■ ENTRIES SUPPLIED
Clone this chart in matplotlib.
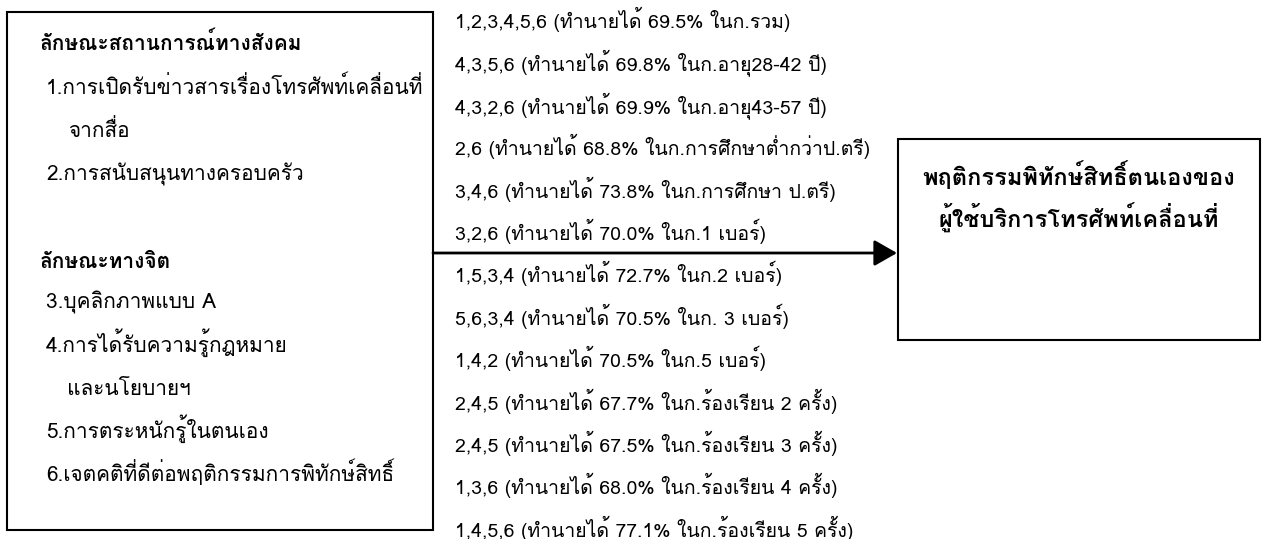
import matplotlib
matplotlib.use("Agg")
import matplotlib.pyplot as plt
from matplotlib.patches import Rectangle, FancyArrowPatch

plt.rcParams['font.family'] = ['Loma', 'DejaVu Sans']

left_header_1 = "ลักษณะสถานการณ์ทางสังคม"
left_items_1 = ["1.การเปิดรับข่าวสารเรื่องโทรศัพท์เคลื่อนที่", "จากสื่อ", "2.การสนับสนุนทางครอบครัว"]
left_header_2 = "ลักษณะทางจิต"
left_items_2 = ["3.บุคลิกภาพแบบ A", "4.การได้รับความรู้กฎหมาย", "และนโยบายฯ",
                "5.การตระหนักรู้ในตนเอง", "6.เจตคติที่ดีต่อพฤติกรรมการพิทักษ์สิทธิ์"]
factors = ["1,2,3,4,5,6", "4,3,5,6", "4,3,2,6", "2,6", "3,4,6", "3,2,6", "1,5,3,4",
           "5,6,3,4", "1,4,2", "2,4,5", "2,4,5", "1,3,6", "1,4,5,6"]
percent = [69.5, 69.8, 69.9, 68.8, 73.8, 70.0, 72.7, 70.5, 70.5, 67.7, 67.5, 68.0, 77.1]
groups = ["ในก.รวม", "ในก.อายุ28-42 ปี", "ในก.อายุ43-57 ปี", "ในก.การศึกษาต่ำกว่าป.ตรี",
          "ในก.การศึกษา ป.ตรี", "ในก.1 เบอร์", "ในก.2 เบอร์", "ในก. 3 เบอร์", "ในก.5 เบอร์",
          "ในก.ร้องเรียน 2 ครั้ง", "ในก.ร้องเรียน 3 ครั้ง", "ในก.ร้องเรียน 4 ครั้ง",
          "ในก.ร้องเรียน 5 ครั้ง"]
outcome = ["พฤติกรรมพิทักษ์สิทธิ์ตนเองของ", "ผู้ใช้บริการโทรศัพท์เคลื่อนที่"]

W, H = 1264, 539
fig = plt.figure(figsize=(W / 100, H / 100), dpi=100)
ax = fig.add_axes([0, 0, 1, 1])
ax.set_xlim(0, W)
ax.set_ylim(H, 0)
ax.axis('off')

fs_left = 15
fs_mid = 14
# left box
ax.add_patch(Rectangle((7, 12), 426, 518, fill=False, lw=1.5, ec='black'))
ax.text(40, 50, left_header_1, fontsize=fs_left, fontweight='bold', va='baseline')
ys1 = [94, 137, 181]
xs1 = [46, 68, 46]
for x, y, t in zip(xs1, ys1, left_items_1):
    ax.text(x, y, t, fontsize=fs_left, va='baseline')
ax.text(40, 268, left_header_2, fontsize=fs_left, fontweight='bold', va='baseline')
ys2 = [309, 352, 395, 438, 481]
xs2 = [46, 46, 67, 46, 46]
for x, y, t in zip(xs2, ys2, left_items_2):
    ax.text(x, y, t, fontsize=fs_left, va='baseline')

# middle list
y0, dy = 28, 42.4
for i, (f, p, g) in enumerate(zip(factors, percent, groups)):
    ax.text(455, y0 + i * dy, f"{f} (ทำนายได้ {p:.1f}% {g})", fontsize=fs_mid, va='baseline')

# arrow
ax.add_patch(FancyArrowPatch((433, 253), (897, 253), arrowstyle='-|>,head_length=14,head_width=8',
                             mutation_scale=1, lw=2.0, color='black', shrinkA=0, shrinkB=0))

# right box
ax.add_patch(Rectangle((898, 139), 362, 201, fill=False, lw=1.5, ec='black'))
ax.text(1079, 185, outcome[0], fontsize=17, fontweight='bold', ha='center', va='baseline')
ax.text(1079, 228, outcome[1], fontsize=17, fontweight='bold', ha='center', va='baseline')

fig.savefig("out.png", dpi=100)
---
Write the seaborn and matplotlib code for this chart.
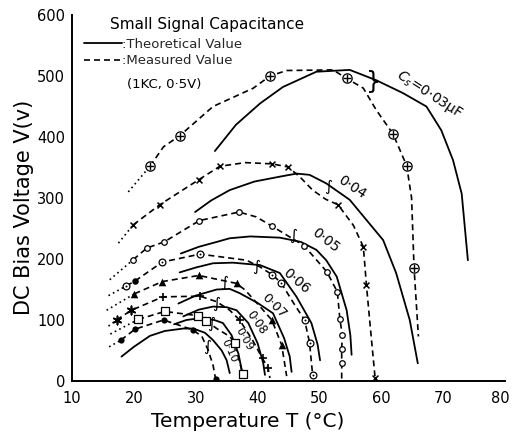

■ SET EXERCISE
Identify the lines in the entries that hold "matplotlib" and return each one.

■ WRITTEN ANSWER
Clone this chart in matplotlib.
import matplotlib
matplotlib.use("Agg")
import matplotlib.pyplot as plt
from matplotlib.patches import Rectangle, FancyArrowPatch
Write the seaborn and matplotlib code for this chart.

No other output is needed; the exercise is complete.